● **Given information**
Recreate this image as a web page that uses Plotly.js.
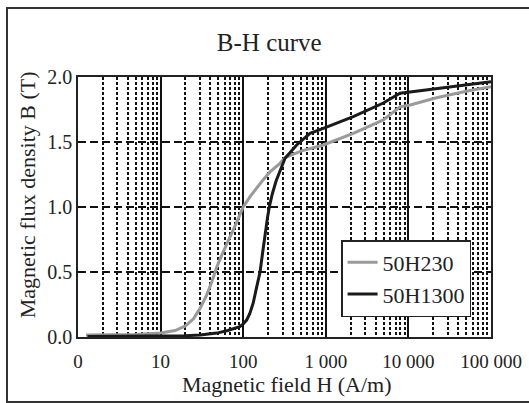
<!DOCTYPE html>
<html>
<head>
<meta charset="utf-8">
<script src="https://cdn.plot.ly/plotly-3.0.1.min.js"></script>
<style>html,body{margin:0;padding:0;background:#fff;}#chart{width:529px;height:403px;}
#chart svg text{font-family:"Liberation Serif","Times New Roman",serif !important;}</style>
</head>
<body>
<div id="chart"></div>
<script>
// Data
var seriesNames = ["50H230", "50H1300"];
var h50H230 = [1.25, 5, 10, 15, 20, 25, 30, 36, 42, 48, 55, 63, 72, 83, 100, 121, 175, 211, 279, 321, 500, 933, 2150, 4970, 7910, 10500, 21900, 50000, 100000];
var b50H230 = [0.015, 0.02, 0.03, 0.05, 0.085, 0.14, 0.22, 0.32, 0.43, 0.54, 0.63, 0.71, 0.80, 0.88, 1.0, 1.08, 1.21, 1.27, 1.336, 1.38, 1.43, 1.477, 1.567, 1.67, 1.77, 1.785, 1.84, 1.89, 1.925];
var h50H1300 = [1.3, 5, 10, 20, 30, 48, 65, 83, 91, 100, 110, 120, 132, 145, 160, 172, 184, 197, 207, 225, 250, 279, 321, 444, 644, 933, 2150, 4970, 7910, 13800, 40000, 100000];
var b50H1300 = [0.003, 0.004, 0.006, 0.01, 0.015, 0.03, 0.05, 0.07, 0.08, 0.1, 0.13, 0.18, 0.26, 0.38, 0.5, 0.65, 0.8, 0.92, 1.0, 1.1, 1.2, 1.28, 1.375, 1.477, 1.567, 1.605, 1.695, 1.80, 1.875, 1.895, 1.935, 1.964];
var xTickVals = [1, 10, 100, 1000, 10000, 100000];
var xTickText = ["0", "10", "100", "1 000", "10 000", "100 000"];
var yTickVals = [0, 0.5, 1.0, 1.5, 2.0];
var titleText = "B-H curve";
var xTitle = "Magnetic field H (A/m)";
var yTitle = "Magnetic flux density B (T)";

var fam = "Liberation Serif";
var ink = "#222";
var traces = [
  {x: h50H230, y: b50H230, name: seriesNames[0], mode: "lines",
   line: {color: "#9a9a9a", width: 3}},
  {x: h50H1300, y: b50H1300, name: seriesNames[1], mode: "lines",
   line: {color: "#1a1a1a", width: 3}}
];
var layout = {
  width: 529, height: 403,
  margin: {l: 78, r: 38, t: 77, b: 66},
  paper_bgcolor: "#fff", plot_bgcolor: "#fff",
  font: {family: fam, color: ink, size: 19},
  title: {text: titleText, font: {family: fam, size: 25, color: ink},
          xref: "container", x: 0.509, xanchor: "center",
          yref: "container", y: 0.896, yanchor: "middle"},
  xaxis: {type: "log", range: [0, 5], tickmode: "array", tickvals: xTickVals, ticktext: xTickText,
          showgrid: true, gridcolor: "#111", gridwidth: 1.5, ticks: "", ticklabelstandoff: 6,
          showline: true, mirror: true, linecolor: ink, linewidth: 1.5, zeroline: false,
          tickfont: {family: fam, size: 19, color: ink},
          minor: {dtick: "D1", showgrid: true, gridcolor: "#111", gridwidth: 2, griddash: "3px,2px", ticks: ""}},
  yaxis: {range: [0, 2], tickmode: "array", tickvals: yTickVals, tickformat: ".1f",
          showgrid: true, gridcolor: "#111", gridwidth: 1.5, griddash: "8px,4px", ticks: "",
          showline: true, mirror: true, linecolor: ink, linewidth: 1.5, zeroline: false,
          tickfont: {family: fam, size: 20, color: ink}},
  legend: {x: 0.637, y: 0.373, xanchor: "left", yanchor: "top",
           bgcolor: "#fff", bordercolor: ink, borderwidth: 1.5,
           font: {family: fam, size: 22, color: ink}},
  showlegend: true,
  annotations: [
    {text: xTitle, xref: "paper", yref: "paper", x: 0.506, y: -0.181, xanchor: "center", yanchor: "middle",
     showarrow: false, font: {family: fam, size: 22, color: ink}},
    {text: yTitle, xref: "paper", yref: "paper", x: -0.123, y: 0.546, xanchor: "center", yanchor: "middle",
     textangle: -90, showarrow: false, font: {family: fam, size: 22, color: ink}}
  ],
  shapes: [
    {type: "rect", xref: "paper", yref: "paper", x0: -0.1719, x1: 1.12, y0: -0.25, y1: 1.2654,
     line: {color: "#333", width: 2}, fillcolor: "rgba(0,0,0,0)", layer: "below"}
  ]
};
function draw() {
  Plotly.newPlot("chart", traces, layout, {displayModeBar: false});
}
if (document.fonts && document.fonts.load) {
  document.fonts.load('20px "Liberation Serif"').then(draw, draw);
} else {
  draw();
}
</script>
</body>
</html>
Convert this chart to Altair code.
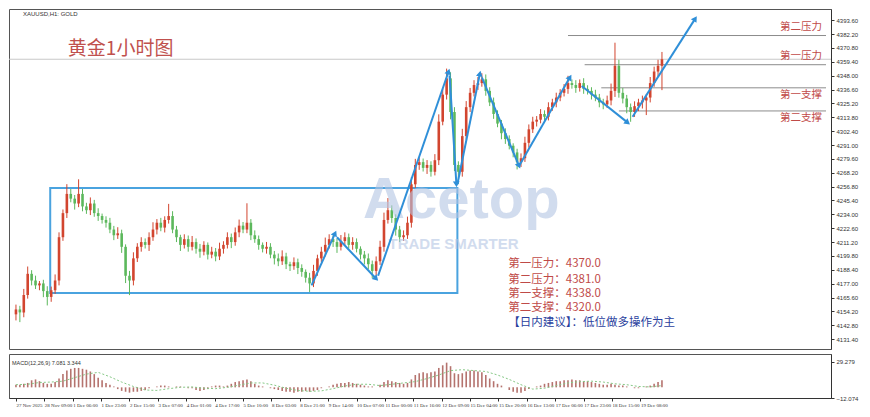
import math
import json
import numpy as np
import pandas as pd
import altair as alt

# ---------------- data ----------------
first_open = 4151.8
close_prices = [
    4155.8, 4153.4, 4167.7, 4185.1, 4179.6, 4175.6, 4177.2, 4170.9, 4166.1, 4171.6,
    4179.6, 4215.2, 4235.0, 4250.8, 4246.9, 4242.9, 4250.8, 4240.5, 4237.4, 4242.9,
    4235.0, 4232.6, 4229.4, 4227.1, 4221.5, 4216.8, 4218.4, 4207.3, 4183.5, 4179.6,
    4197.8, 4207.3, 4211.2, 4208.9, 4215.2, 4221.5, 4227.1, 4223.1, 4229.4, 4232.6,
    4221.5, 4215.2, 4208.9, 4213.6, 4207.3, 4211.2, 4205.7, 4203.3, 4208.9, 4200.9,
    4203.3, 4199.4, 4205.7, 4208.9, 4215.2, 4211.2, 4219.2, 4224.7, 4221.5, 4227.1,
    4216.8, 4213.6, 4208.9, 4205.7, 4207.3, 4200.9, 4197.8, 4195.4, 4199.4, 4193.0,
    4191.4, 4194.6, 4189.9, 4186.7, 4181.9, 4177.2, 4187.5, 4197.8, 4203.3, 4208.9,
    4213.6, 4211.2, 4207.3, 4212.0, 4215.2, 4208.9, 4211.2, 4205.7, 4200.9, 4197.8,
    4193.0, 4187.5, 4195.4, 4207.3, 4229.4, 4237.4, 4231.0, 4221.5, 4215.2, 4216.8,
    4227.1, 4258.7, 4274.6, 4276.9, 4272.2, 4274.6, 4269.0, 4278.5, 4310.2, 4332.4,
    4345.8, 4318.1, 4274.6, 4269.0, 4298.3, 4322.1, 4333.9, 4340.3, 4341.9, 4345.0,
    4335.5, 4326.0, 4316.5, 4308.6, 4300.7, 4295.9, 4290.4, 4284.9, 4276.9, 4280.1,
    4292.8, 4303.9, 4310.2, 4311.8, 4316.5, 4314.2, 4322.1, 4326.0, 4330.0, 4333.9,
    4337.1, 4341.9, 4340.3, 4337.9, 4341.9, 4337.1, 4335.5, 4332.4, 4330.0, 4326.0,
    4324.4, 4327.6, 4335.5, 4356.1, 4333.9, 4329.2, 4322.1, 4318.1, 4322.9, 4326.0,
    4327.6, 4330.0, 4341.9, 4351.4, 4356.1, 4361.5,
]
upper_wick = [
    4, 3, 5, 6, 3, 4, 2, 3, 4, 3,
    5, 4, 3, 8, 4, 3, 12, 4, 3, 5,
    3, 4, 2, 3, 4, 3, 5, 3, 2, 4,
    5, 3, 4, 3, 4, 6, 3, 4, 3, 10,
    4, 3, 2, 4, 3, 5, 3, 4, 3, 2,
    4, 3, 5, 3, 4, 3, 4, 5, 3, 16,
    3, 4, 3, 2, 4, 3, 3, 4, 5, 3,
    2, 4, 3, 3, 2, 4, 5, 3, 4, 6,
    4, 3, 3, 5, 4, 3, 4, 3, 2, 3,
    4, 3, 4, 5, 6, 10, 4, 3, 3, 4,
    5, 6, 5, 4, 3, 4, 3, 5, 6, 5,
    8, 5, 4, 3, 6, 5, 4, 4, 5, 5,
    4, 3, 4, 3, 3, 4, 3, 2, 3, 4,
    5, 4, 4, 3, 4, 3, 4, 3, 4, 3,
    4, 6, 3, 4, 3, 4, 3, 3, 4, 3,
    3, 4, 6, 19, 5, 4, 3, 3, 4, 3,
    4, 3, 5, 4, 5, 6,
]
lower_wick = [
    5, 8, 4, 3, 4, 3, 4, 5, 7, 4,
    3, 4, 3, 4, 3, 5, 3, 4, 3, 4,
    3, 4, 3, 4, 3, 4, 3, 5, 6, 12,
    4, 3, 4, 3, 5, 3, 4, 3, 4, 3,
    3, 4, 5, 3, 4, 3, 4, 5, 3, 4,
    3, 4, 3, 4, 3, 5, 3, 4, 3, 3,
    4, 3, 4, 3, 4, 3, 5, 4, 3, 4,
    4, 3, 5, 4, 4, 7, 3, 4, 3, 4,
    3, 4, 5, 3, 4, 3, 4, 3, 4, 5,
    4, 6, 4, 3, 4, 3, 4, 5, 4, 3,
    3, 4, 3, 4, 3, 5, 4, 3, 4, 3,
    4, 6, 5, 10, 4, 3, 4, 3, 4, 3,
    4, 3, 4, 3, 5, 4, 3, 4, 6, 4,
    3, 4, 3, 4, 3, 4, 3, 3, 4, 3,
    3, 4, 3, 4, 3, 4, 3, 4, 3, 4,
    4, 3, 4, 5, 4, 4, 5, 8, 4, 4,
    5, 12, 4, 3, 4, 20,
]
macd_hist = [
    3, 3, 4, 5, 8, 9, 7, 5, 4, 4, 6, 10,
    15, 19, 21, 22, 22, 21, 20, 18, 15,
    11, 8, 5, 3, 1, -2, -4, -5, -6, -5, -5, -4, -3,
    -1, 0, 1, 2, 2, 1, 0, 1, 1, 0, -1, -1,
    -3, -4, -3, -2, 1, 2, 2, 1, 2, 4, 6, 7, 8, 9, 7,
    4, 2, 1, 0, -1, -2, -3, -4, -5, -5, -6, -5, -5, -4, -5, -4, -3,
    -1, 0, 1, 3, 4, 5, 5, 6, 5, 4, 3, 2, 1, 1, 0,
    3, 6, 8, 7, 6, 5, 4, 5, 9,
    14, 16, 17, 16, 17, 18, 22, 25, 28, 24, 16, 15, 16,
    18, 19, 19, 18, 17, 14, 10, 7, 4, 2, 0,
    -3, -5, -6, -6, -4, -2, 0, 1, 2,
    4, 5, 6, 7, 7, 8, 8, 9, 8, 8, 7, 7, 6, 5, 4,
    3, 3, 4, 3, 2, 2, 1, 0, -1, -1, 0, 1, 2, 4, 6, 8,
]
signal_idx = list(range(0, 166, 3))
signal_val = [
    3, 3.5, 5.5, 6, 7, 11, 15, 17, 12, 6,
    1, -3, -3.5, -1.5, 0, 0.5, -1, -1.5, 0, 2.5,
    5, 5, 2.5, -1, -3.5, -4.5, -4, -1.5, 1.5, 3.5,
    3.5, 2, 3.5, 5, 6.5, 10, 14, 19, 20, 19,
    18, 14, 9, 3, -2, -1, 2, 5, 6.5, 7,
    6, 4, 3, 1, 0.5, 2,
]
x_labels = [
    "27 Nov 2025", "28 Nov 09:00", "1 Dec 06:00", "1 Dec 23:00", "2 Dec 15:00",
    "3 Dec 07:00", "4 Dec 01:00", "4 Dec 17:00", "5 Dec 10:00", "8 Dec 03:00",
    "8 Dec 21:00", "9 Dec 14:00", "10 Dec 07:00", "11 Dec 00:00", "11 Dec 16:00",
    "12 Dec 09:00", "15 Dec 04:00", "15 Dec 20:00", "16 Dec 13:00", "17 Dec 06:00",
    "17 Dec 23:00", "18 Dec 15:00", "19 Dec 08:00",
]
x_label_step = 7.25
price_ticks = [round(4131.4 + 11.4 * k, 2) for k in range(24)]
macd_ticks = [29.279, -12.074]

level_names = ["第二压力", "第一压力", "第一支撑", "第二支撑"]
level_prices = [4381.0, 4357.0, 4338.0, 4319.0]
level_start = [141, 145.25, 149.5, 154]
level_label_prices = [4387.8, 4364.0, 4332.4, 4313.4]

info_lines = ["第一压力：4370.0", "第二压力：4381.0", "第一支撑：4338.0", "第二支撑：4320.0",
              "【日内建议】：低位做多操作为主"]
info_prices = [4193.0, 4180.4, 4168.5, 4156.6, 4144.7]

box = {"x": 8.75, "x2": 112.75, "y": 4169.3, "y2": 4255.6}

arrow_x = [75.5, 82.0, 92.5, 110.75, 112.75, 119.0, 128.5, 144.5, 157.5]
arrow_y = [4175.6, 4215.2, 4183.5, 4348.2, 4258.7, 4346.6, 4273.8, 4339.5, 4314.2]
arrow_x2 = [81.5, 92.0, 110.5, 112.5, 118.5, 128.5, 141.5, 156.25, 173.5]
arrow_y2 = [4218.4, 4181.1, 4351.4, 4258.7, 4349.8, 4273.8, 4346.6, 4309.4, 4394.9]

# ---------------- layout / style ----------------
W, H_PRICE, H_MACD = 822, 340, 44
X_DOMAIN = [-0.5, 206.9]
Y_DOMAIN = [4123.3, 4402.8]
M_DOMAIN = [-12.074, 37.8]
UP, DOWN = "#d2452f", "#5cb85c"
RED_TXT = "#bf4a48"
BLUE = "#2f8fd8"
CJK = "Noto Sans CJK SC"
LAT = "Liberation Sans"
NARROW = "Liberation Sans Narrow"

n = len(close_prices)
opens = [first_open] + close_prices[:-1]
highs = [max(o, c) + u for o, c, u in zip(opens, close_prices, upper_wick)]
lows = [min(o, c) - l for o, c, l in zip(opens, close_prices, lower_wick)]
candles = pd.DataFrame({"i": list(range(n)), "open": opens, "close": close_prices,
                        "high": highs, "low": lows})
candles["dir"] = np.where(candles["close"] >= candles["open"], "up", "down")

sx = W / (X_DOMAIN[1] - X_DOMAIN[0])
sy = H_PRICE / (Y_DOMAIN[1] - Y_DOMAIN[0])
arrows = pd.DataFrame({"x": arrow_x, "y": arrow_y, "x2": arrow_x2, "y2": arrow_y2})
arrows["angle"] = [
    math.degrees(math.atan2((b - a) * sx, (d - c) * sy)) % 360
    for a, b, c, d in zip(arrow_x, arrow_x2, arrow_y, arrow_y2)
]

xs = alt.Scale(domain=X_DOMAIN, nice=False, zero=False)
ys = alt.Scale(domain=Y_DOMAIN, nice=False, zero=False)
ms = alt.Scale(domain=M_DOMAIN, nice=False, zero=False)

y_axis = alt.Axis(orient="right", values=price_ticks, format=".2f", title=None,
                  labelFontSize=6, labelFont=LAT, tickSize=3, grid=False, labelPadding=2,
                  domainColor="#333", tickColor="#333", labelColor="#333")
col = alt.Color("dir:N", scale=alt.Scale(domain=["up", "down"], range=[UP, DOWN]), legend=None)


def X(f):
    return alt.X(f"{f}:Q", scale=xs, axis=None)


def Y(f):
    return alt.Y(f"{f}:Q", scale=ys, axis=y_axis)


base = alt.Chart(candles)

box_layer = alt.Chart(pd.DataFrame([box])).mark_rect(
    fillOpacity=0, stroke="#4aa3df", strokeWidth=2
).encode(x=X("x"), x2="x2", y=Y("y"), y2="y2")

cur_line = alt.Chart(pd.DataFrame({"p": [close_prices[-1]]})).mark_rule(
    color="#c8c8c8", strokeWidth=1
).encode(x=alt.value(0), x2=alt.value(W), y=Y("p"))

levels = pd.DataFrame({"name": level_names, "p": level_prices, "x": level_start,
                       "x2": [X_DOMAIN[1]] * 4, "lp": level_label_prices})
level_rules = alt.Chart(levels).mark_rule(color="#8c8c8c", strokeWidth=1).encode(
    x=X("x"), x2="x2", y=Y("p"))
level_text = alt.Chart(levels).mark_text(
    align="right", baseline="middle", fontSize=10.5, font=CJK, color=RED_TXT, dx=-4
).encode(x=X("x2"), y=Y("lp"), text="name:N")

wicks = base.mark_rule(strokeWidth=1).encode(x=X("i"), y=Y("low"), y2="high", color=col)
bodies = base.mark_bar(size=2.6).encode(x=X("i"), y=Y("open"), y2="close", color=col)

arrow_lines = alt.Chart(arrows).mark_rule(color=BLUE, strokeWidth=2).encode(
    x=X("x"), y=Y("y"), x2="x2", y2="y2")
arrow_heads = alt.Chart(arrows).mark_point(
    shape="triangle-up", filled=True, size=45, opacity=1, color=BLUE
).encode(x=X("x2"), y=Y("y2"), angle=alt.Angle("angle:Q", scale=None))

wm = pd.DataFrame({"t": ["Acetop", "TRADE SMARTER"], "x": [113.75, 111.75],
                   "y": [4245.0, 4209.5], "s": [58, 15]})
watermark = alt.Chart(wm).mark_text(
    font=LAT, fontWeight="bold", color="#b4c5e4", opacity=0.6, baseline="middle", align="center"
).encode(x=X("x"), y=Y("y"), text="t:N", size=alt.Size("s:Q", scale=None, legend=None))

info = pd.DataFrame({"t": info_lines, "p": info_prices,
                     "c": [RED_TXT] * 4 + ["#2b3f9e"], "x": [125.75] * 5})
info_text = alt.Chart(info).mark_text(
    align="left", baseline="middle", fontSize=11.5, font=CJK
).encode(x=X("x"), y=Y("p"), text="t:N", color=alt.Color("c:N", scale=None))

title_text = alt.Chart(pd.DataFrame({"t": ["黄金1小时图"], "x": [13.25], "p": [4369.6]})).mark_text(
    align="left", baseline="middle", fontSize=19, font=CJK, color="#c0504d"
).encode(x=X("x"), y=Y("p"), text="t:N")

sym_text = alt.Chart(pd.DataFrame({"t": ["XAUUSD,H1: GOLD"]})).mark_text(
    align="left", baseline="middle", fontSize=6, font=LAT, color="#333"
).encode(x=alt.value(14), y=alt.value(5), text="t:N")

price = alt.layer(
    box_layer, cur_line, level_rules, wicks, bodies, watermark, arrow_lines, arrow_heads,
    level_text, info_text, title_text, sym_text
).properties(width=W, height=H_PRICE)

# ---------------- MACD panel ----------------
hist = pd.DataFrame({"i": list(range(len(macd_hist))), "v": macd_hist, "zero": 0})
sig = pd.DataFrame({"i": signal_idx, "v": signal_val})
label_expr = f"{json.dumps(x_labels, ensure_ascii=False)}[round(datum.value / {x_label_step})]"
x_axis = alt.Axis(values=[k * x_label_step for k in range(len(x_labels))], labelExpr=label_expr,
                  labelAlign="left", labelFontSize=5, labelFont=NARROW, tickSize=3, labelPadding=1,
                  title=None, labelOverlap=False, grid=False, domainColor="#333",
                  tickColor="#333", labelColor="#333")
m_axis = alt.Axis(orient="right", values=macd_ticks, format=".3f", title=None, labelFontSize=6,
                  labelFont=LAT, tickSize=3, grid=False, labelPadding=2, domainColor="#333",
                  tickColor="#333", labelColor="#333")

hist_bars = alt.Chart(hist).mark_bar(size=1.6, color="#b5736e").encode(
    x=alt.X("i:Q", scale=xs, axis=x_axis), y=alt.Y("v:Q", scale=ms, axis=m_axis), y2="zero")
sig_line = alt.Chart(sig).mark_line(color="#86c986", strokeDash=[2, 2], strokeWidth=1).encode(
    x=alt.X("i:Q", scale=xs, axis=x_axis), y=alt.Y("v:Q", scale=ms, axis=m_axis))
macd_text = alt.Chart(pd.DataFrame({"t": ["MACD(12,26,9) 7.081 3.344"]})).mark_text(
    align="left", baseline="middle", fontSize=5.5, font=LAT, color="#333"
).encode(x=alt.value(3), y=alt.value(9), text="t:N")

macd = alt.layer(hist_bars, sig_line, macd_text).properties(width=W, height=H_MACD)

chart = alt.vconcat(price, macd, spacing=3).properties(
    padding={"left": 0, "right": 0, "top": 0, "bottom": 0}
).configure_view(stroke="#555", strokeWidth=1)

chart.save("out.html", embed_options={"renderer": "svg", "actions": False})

● **Objective**
Above are some records; quote exactly and only the lines that begin at the line containing "Convert this chart to Altair code." and stop after the line containing "import altair as alt", leaving out the pictures.

● **The answer**
Convert this chart to Altair code.
import math
import json
import numpy as np
import pandas as pd
import altair as alt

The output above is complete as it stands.